The post notes, at the time they were received, were at a discount of one percent per month in the market, and some of those received by W. W. Corcorran & Co. were sold at that rate. The bank always held the note of the defendant below as a collateral security for the notes discounted for W. W. Corcorran & Co., and the defendant paid to the bank on 1 February, 1823, $500 on account of the note. Within two days of the trial, when the bank having collected as much money as reduced the debt due by W. W. Corcorran & Co. to a small sum; they ordered the suit to be marked for the use of Thomas Corcorran, under authority of an order, dated February 17, 1823, signed by W. W. Corcorran & Co.,
"to deliver to him what notes of theirs might remain in possession of the bank, after the debt due by them, for which they were left as collateral security, should be paid."
The defendant below also proved that the name of Thomas Corcorran was not upon the note when it was passed to the bank, nor until after the note became due, and he produced and offered in evidence to set off the promissory notes of W. W. Corcorran & Co., which had been transferred to him,
by the payee thereof after the note upon which this suit was brought had been transferred to the bank, but before this suit was brought and before they fell due, which was after 17 February, 1823.

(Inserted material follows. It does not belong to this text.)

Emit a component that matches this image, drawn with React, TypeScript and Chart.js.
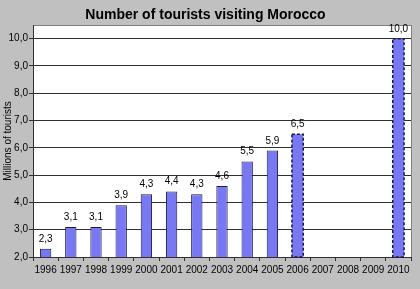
import React, { useEffect, useRef } from "react";
import { Chart, registerables } from "chart.js";

Chart.register(...registerables);

const years = ["1996","1997","1998","1999","2000","2001","2002","2003","2004","2005","2006","2007","2008","2009","2010"];
const tourists: (number | null)[] = [2.3, 3.1, 3.1, 3.9, 4.3, 4.4, 4.3, 4.6, 5.5, 5.9, 6.5, null, null, null, 10.0];
const projected = [false,false,false,false,false,false,false,false,false,false,true,false,false,false,true];
const chartTitle = "Number of tourists visiting Morocco";
const yTitle = "Millions of tourists";

const FONT = "Arial, 'Liberation Sans', sans-serif";
const fmt = (v: number) => v.toFixed(1).replace(".", ",");

export default function App() {
  const ref = useRef<HTMLCanvasElement>(null);
  useEffect(() => {
    document.body.style.margin = "0";
    const bgPlugin = {
      id: "bg",
      beforeDraw(chart: any) {
        const { ctx, chartArea: a, width, height } = chart;
        ctx.save();
        ctx.fillStyle = "#c0c0c0";
        ctx.fillRect(0, 0, width, height);
        ctx.fillStyle = "#ffffff";
        ctx.fillRect(a.left, a.top, a.right - a.left, a.bottom - a.top);
        ctx.strokeStyle = "#808080";
        ctx.lineWidth = 1;
        ctx.strokeRect(Math.round(a.left) + 0.5, Math.round(a.top) + 0.5, a.right - a.left, a.bottom - a.top);
        ctx.restore();
      },
    };
    const labelPlugin = {
      id: "lbl",
      afterDatasetsDraw(chart: any) {
        const { ctx, chartArea } = chart;
        const meta = chart.getDatasetMeta(0);
        ctx.save();
        meta.data.forEach((bar: any, i: number) => {
          const v = tourists[i];
          if (v == null) return;
          if (projected[i]) {
            const w = bar.width;
            const x0 = bar.x - w / 2;
            const bottom = Math.min(bar.base, chartArea.bottom);
            ctx.strokeStyle = "#1a1a4a";
            ctx.lineWidth = 1.5;
            ctx.setLineDash([3, 2]);
            ctx.strokeRect(x0, bar.y, w, bottom - bar.y);
            ctx.setLineDash([]);
          }
          ctx.fillStyle = "#000000";
          ctx.font = `10px ${FONT}`;
          ctx.textAlign = "center";
          ctx.textBaseline = "alphabetic";
          ctx.fillText(fmt(v), bar.x, bar.y - 7);
        });
        ctx.restore();
      },
    };
    const chart = new Chart(ref.current!, {
      type: "bar",
      data: {
        labels: years,
        datasets: [
          {
            data: tourists,
            backgroundColor: "#7878f2",
            borderColor: "#1a1a4a",
            borderWidth: projected.map((p) => (p ? 0 : 1)),
            barPercentage: 0.45,
            categoryPercentage: 1,
          },
        ],
      },
      options: {
        responsive: false,
        animation: false,
        layout: { padding: { left: 0, right: 9, top: 0, bottom: 0 } },
        plugins: {
          legend: { display: false },
          tooltip: { enabled: false },
          title: {
            display: true,
            text: chartTitle,
            color: "#000000",
            font: { family: FONT, size: 14, weight: "bold" },
            padding: { top: 7, bottom: 1.2 },
          },
        },
        scales: {
          x: {
            afterFit(scale: any) {
              scale.height = 32;
            },
            grid: {
              offset: true,
              drawOnChartArea: false,
              drawTicks: true,
              tickLength: 4,
              tickColor: "#303030",
            },
            border: { display: true, color: "#303030" },
            ticks: {
              color: "#000000",
              font: { family: FONT, size: 10 },
              padding: 3,
              maxRotation: 0,
              autoSkip: false,
            },
          },
          y: {
            min: 2,
            max: 10.5,
            afterFit(scale: any) {
              scale.width = 33;
            },
            afterBuildTicks(scale: any) {
              scale.ticks = scale.ticks.filter((t: any) => t.value <= 10.0001);
            },
            grid: {
              color: "#303030",
              lineWidth: 1,
              drawTicks: true,
              tickLength: 4,
              tickColor: "#303030",
            },
            border: { display: true, color: "#303030" },
            ticks: {
              stepSize: 1,
              color: "#000000",
              font: { family: FONT, size: 10 },
              padding: 1,
              callback: (v: any) => fmt(Number(v)),
            },
            title: {
              display: true,
              text: yTitle,
              color: "#000000",
              font: { family: FONT, size: 10 },
              padding: { top: 2, bottom: 0 },
            },
          },
        },
      },
      plugins: [bgPlugin, labelPlugin],
    });
    return () => chart.destroy();
  }, []);
  return <canvas ref={ref} width={420} height={289} style={{ display: "block" }} />;
}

The plaintiff below offered W. S. Nicholls, admitted to be one of the stockholders of the bank, as a witness, who was objected to as being interested in the event of the suit, but the court overruled the objection and he was sworn and examined. The defendants prayed the court to instruct the jury that if it believed the evidence of the transaction between the bank and W. W. Corcorran & Co. were usurious, the plaintiff could not recover, which instruction the court refused to give. The court refused to suffer the defendants to give the evidence of setoff which they proposed to exhibit. To these decisions of the court a bill of exceptions was tendered, and the case was brought up to this Court by writ of error.